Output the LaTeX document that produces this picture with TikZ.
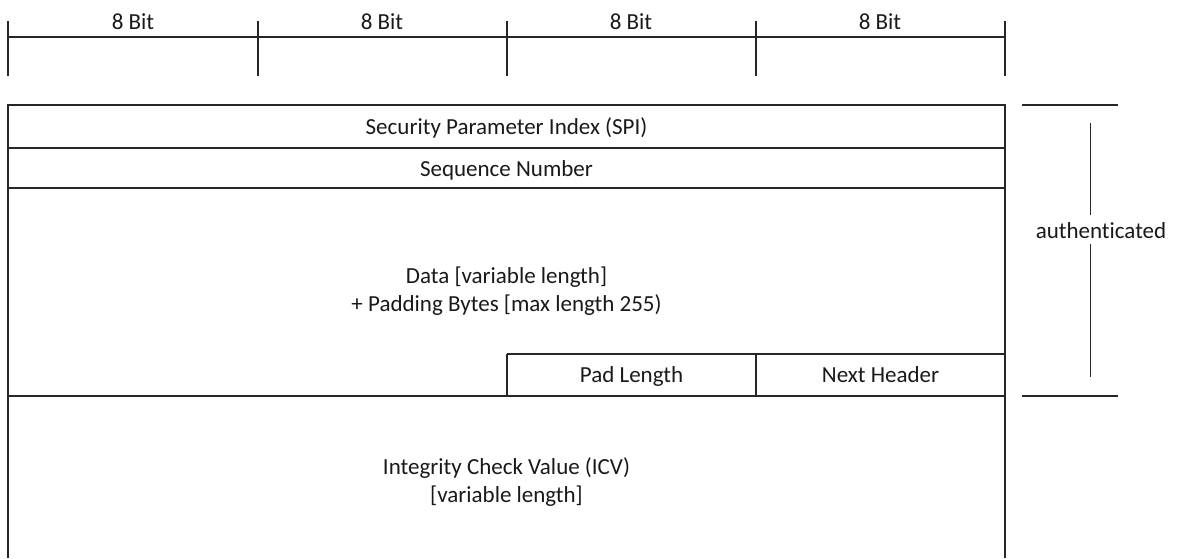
\documentclass[tikz,border=0pt]{standalone}
\usepackage{fontspec}
\setmainfont{Carlito}[Ligatures={NoCommon}]
\begin{document}
\begin{tikzpicture}[x=1pt,y=-1pt,
  rule/.style={line width=1.3pt,draw=black!85},
  lbl/.style={inner sep=0pt,anchor=base,font=\fontsize{23}{28}\selectfont,text=black!90},
  mlbl/.style={inner sep=0pt,align=center,font=\fontsize{23}{28}\selectfont,text=black!90}]
\useasboundingbox (0,0) rectangle (1177,558);

% bit ruler
\draw[rule] (8,37) -- (1005,37);
\foreach \x in {8,258,507,756,1005}
  \draw[rule] (\x,21) -- (\x,76);
\node[lbl] (b1) at (133,29) {8 Bit};
\node[lbl] (b2) at (382,29) {8 Bit};
\node[lbl] (b3) at (631,29) {8 Bit};
\node[lbl] (b4) at (880,29) {8 Bit};

% packet layout
\draw[rule] (8,558) -- (8,105) -- (1005,105) -- (1005,558);
\draw[rule] (8,148) -- (1005,148);
\draw[rule] (8,188) -- (1005,188);
\draw[rule] (507,354) -- (1005,354);
\draw[rule] (8,396) -- (1005,396);
\draw[rule] (507,354) -- (507,396);
\draw[rule] (756,354) -- (756,396);

\node[lbl] (spi) at (506.5,134) {Security Parameter Index (SPI)};
\node[lbl] (seq) at (506.5,176) {Sequence Number};
\node[mlbl] (data) at (506.5,291) {Data [variable length]\\+ Padding Bytes [max length 255)};
\node[lbl] (pad) at (631.5,382) {Pad Length};
\node[lbl] (nxt) at (880.5,382) {Next Header};
\node[mlbl] (icv) at (506.5,482) {Integrity Check Value (ICV)\\{}[variable length]};

% authenticated range
\draw[rule] (1022,105) -- (1118,105);
\draw[rule] (1022,396) -- (1118,396);
\node[lbl] (auth) at (1101,238) {authenticated};
\coordinate (atop) at (1090,123);
\coordinate (abot) at (1090,377);
\draw[rule,line width=1pt] (atop) -- (1090,215);
\draw[rule,line width=1pt] (1090,244) -- (abot);
\end{tikzpicture}
\end{document}
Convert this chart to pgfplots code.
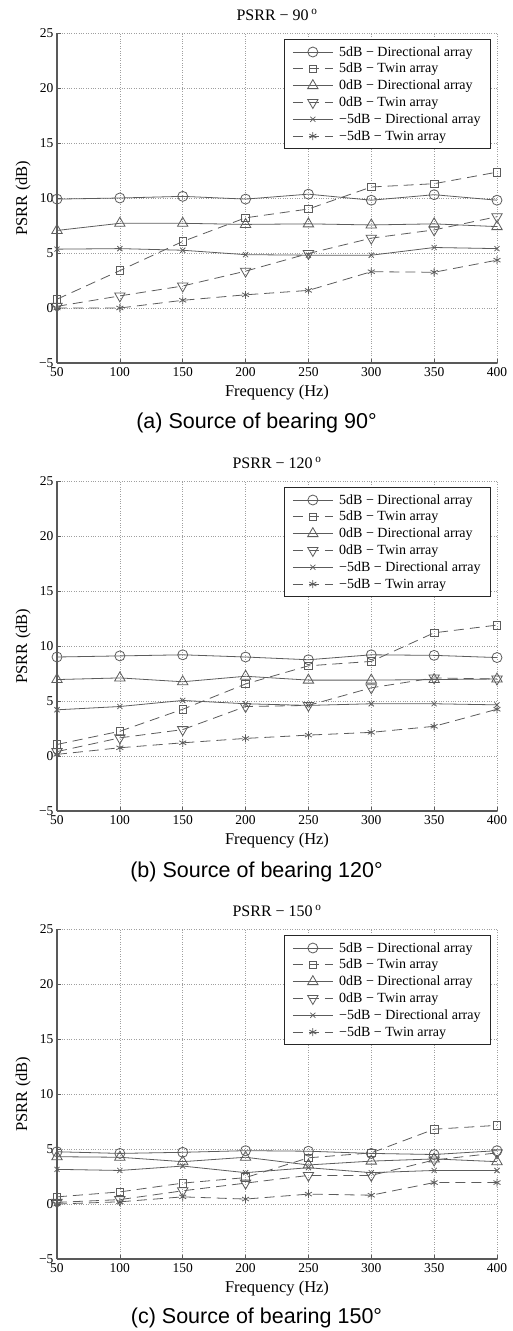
\documentclass[border=0pt]{standalone}
\usepackage{fontspec}
\setmainfont{Liberation Serif}
\newfontfamily\capfont{Liberation Sans}
\usepackage{pgfplots}
\pgfplotsset{compat=1.18}

\definecolor{ln}{gray}{0.36}
\definecolor{ax}{gray}{0.35}

\pgfplotsset{
  psrr/.style={
    scale only axis, width=440pt, height=330pt,
    xmin=50, xmax=400, ymin=-5, ymax=25,
    xtick={50,100,...,400}, xticklabels={50,100,150,200,250,300,350,400},
    ytick={-5,0,...,25}, yticklabels={−5,0,5,10,15,20,25},
    axis x line*=bottom, axis y line*=left,
    axis line style={-, ax, line width=1.1pt},
    grid=major, grid style={dotted, gray!75, line width=0.6pt},
    tick align=inside, major tick length=4pt, tick style={ax, line width=0.6pt},
    ticklabel style={font=\fontsize{13.5}{15}\selectfont},
    xticklabel style={yshift=-1pt},
    xlabel={Frequency (Hz)}, ylabel={PSRR (dB)},
    label style={font=\fontsize{16.5}{18}\selectfont},
    xlabel style={at={(axis description cs:0.5,-0.091)}, anchor=center},
    ylabel style={at={(axis description cs:-0.077,0.5)}, anchor=center},
    title style={at={(axis description cs:0.5,1)}, anchor=center, yshift=12pt,
      font=\fontsize{16}{18}\selectfont},
    legend style={at={(1,1)}, xshift=-6pt, yshift=-6pt, anchor=north east,
      font=\fontsize{14}{16}\selectfont, draw=black!85, line width=0.8pt,
      inner xsep=8pt, inner ysep=5pt, column sep=4pt, row sep=1.6pt},
    legend cell align=left,
    legend image code/.code={
      \draw[mark repeat=2, mark phase=2, #1] plot coordinates {(0pt,0pt) (20pt,0pt) (40pt,0pt)};},
  },
  s1/.style={ln, line width=0.8pt, mark=o, mark size=5pt},
  s2/.style={ln, line width=0.8pt, dash pattern=on 10pt off 6pt, mark=square, mark size=3.8pt, mark options={solid}},
  s3/.style={ln, line width=0.8pt, mark=triangle, mark size=6pt},
  s4/.style={ln, line width=0.8pt, dash pattern=on 10pt off 6pt, mark=triangle, mark size=6pt, mark options={solid, rotate=180}},
  s5/.style={ln, line width=0.8pt, mark=x, mark size=3.6pt},
  s6/.style={ln, line width=0.8pt, dash pattern=on 10pt off 6pt, mark=asterisk, mark size=4pt, mark options={solid}},
}
\newcommand{\psrrlegend}{\legend{5dB − Directional array, 5dB − Twin array,
  0dB − Directional array, 0dB − Twin array,
  −5dB − Directional array, −5dB − Twin array}}

\begin{document}
\begin{tikzpicture}
\useasboundingbox (0pt,0pt) rectangle (513pt,-1331pt);

% (a) 90 deg
\begin{axis}[psrr, at={(57pt,-33pt)}, anchor=north west,
  title={PSRR − 90\,\textsuperscript{o}}]
\addplot[s1] coordinates {(50,9.9) (100,10.0) (150,10.15) (200,9.9) (250,10.35) (300,9.8) (350,10.3) (400,9.8)};
\addplot[s2] coordinates {(50,0.8) (100,3.4) (150,6.05) (200,8.2) (250,9.0) (300,11.0) (350,11.3) (400,12.35)};
\addplot[s3] coordinates {(50,7.05) (100,7.7) (150,7.7) (200,7.6) (250,7.65) (300,7.55) (350,7.65) (400,7.4)};
\addplot[s4] coordinates {(50,0.15) (100,1.1) (150,2.0) (200,3.35) (250,4.95) (300,6.35) (350,7.1) (400,8.3)};
\addplot[s5] coordinates {(50,5.35) (100,5.4) (150,5.25) (200,4.85) (250,4.8) (300,4.8) (350,5.5) (400,5.4)};
\addplot[s6] coordinates {(50,0.0) (100,0.0) (150,0.7) (200,1.2) (250,1.6) (300,3.3) (350,3.25) (400,4.35)};
\psrrlegend
\end{axis}
\node[font=\capfont\fontsize{21.5}{24}\selectfont] at (256.5pt,-423pt) {(a) Source of bearing 90°};

% (b) 120 deg
\begin{axis}[psrr, at={(57pt,-481pt)}, anchor=north west,
  title={PSRR − 120\,\textsuperscript{o}}]
\addplot[s1] coordinates {(50,9.0) (100,9.1) (150,9.2) (200,9.0) (250,8.75) (300,9.2) (350,9.15) (400,8.95)};
\addplot[s2] coordinates {(50,1.05) (100,2.25) (150,4.25) (200,6.55) (250,8.2) (300,8.6) (350,11.2) (400,11.9)};
\addplot[s3] coordinates {(50,6.95) (100,7.1) (150,6.75) (200,7.25) (250,6.9) (300,6.9) (350,6.95) (400,7.0)};
\addplot[s4] coordinates {(50,0.4) (100,1.65) (150,2.4) (200,4.5) (250,4.6) (300,6.2) (350,7.1) (400,7.0)};
\addplot[s5] coordinates {(50,4.2) (100,4.5) (150,5.05) (200,4.75) (250,4.6) (300,4.75) (350,4.75) (400,4.65)};
\addplot[s6] coordinates {(50,0.15) (100,0.75) (150,1.2) (200,1.6) (250,1.9) (300,2.15) (350,2.7) (400,4.25)};
\psrrlegend
\end{axis}
\node[font=\capfont\fontsize{21.5}{24}\selectfont] at (256.5pt,-872pt) {(b) Source of bearing 120°};

% (c) 150 deg
\begin{axis}[psrr, at={(57pt,-929pt)}, anchor=north west,
  title={PSRR − 150\,\textsuperscript{o}}]
\addplot[s1] coordinates {(50,4.75) (100,4.6) (150,4.7) (200,4.85) (250,4.8) (300,4.6) (350,4.5) (400,4.85)};
\addplot[s2] coordinates {(50,0.65) (100,1.1) (150,1.9) (200,2.4) (250,4.2) (300,4.65) (350,6.8) (400,7.15)};
\addplot[s3] coordinates {(50,4.3) (100,4.25) (150,3.85) (200,4.25) (250,3.55) (300,3.9) (350,4.1) (400,3.85)};
\addplot[s4] coordinates {(50,0.15) (100,0.4) (150,1.2) (200,1.9) (250,2.6) (300,2.6) (350,4.0) (400,4.65)};
\addplot[s5] coordinates {(50,3.15) (100,3.05) (150,3.45) (200,2.85) (250,3.3) (300,2.85) (350,3.05) (400,3.05)};
\addplot[s6] coordinates {(50,0.0) (100,0.2) (150,0.65) (200,0.45) (250,0.9) (300,0.8) (350,1.95) (400,1.95)};
\psrrlegend
\end{axis}
\node[font=\capfont\fontsize{21.5}{24}\selectfont] at (256.5pt,-1318pt) {(c) Source of bearing 150°};
\end{tikzpicture}
\end{document}
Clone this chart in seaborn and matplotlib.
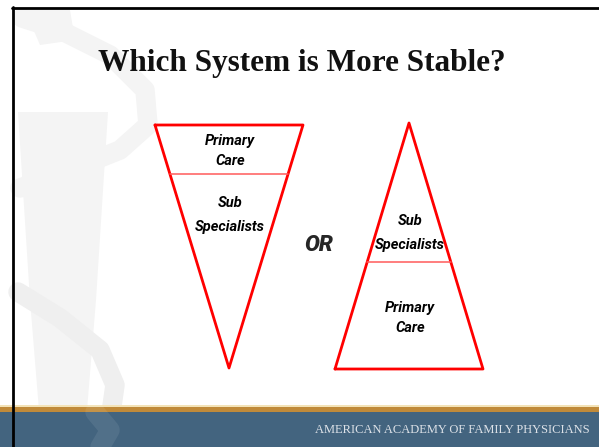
import matplotlib
matplotlib.use("Agg")
import matplotlib.pyplot as plt
import seaborn as sns
import pandas as pd
from matplotlib.patches import Polygon, Rectangle

# content of the slide
title = "Which System is More Stable?"
footer = "AMERICAN ACADEMY OF FAMILY PHYSICIANS"
separator = "OR"

# the two systems: band labels from top to bottom
inverted_tiers = ["Primary\nCare", "Sub\nSpecialists"]
upright_tiers = ["Sub\nSpecialists", "Primary\nCare"]
# share of the height taken by the top band
inverted_top_share = 0.20
upright_top_share = 0.565

sns.set_theme(style="white")
plt.rcParams["font.family"] = ["Liberation Serif", "DejaVu Serif"]
label_font = ["Roboto", "Liberation Sans"]
# the slide has looser spacing in the "Sub / Specialists" label
line_gap = {"Primary\nCare": 1.55, "Sub\nSpecialists": 1.9}

W, H = 599, 447
fig = plt.figure(figsize=(W / 100, H / 100), dpi=100)
ax = fig.add_axes([0, 0, 1, 1])
ax.set_xlim(0, W)
ax.set_ylim(H, 0)
ax.axis("off")

# faint caduceus watermark on the left
wm = "#f4f4f4"
ax.add_patch(Polygon([(18, 112), (108, 112), (96, 300), (84, 447), (42, 447), (30, 300)],
                     closed=True, color=wm, lw=0, zorder=1))
ax.plot([22, 60, 110, 145, 148, 120, 70, 20], [18, 30, 55, 90, 125, 150, 170, 188],
        color=wm, lw=14, solid_capstyle="round", zorder=1)
ax.plot([18, 60, 100, 115, 110, 95], [292, 318, 350, 385, 420, 447],
        color="#efefef", lw=14, solid_capstyle="round", zorder=1)
ax.add_patch(Polygon([(25, 10), (70, 10), (75, 40), (40, 45)], closed=True, color=wm, lw=0, zorder=1))

# footer band
ax.add_patch(Rectangle((0, 405), W, 3, color="#f3e3b8", lw=0, zorder=2))
ax.add_patch(Rectangle((0, 407), W, 5, color="#c08a3a", lw=0, zorder=2))
ax.add_patch(Rectangle((0, 412), W, H - 412, color="#43647f", lw=0, zorder=2))
ax.plot([95, 110, 100], [412, 430, 447], color="white", alpha=0.08, lw=14, zorder=3)
ax.text(590, 430, footer, ha="right", va="center", fontsize=9,
        color="#dde2e8", zorder=4)

# slide frame
ax.plot([12, W], [8, 8], color="black", lw=2, zorder=5)
ax.plot([13, 13], [7, H], color="black", lw=2, zorder=5)

ax.text(302, 63, title, ha="center", va="center", fontsize=22.5, fontweight="bold",
        color="#111111", zorder=4)


def draw_pyramid(tiers, top_share, apex, base_y, half_width, label_y):
    ax_, ay = apex
    xl, xr = ax_ - half_width, ax_ + half_width
    outline = pd.DataFrame({"x": [xl, xr, ax_, xl], "y": [base_y, base_y, ay, base_y]})
    sns.lineplot(data=outline, x="x", y="y", sort=False, estimator=None,
                 color="red", lw=2, ax=ax, zorder=6)
    top, bottom = min(ay, base_y), max(ay, base_y)
    dy = top + (bottom - top) * top_share
    frac = abs(dy - ay) / abs(base_y - ay)
    div = pd.DataFrame({"x": [ax_ - half_width * frac, ax_ + half_width * frac], "y": [dy, dy]})
    sns.lineplot(data=div, x="x", y="y", sort=False, estimator=None,
                 color="#ff5a5a", lw=1.1, ax=ax, zorder=6)
    for label, ly in zip(tiers, label_y):
        ax.text(ax_ + 1, ly, label, ha="center", va="center", fontsize=10.5,
                fontweight="bold", style="italic", linespacing=line_gap[label],
                family=label_font, color="black", zorder=7)


# inverted: flat top, apex at the bottom
draw_pyramid(inverted_tiers, inverted_top_share, (229, 368), 125, 74, [151, 215])
# upright: apex on top, flat base
draw_pyramid(upright_tiers, upright_top_share, (409, 123), 369, 74, [233, 318])

ax.text(319, 245, separator, ha="center", va="center", fontsize=16, fontweight="black",
        style="italic", family=label_font, zorder=7)

ax.set_xlabel("")
ax.set_ylabel("")
ax.set_xlim(0, W)
ax.set_ylim(H, 0)
ax.axis("off")
fig.savefig("out.png", dpi=100)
--------------------
Repeat exactly the stretch of lines that opens with the line containing "Clone this chart in seaborn and matplotlib." and closes with the line containing "45)], closed=True, color=wm, lw=0, zorder=1))". Leave the pictures out, and add nothing.

**RESULT:**
Clone this chart in seaborn and matplotlib.
import matplotlib
matplotlib.use("Agg")
import matplotlib.pyplot as plt
import seaborn as sns
import pandas as pd
from matplotlib.patches import Polygon, Rectangle

# content of the slide
title = "Which System is More Stable?"
footer = "AMERICAN ACADEMY OF FAMILY PHYSICIANS"
separator = "OR"

# the two systems: band labels from top to bottom
inverted_tiers = ["Primary\nCare", "Sub\nSpecialists"]
upright_tiers = ["Sub\nSpecialists", "Primary\nCare"]
# share of the height taken by the top band
inverted_top_share = 0.20
upright_top_share = 0.565

sns.set_theme(style="white")
plt.rcParams["font.family"] = ["Liberation Serif", "DejaVu Serif"]
label_font = ["Roboto", "Liberation Sans"]
# the slide has looser spacing in the "Sub / Specialists" label
line_gap = {"Primary\nCare": 1.55, "Sub\nSpecialists": 1.9}

W, H = 599, 447
fig = plt.figure(figsize=(W / 100, H / 100), dpi=100)
ax = fig.add_axes([0, 0, 1, 1])
ax.set_xlim(0, W)
ax.set_ylim(H, 0)
ax.axis("off")

# faint caduceus watermark on the left
wm = "#f4f4f4"
ax.add_patch(Polygon([(18, 112), (108, 112), (96, 300), (84, 447), (42, 447), (30, 300)],
                     closed=True, color=wm, lw=0, zorder=1))
ax.plot([22, 60, 110, 145, 148, 120, 70, 20], [18, 30, 55, 90, 125, 150, 170, 188],
        color=wm, lw=14, solid_capstyle="round", zorder=1)
ax.plot([18, 60, 100, 115, 110, 95], [292, 318, 350, 385, 420, 447],
        color="#efefef", lw=14, solid_capstyle="round", zorder=1)
ax.add_patch(Polygon([(25, 10), (70, 10), (75, 40), (40, 45)], closed=True, color=wm, lw=0, zorder=1))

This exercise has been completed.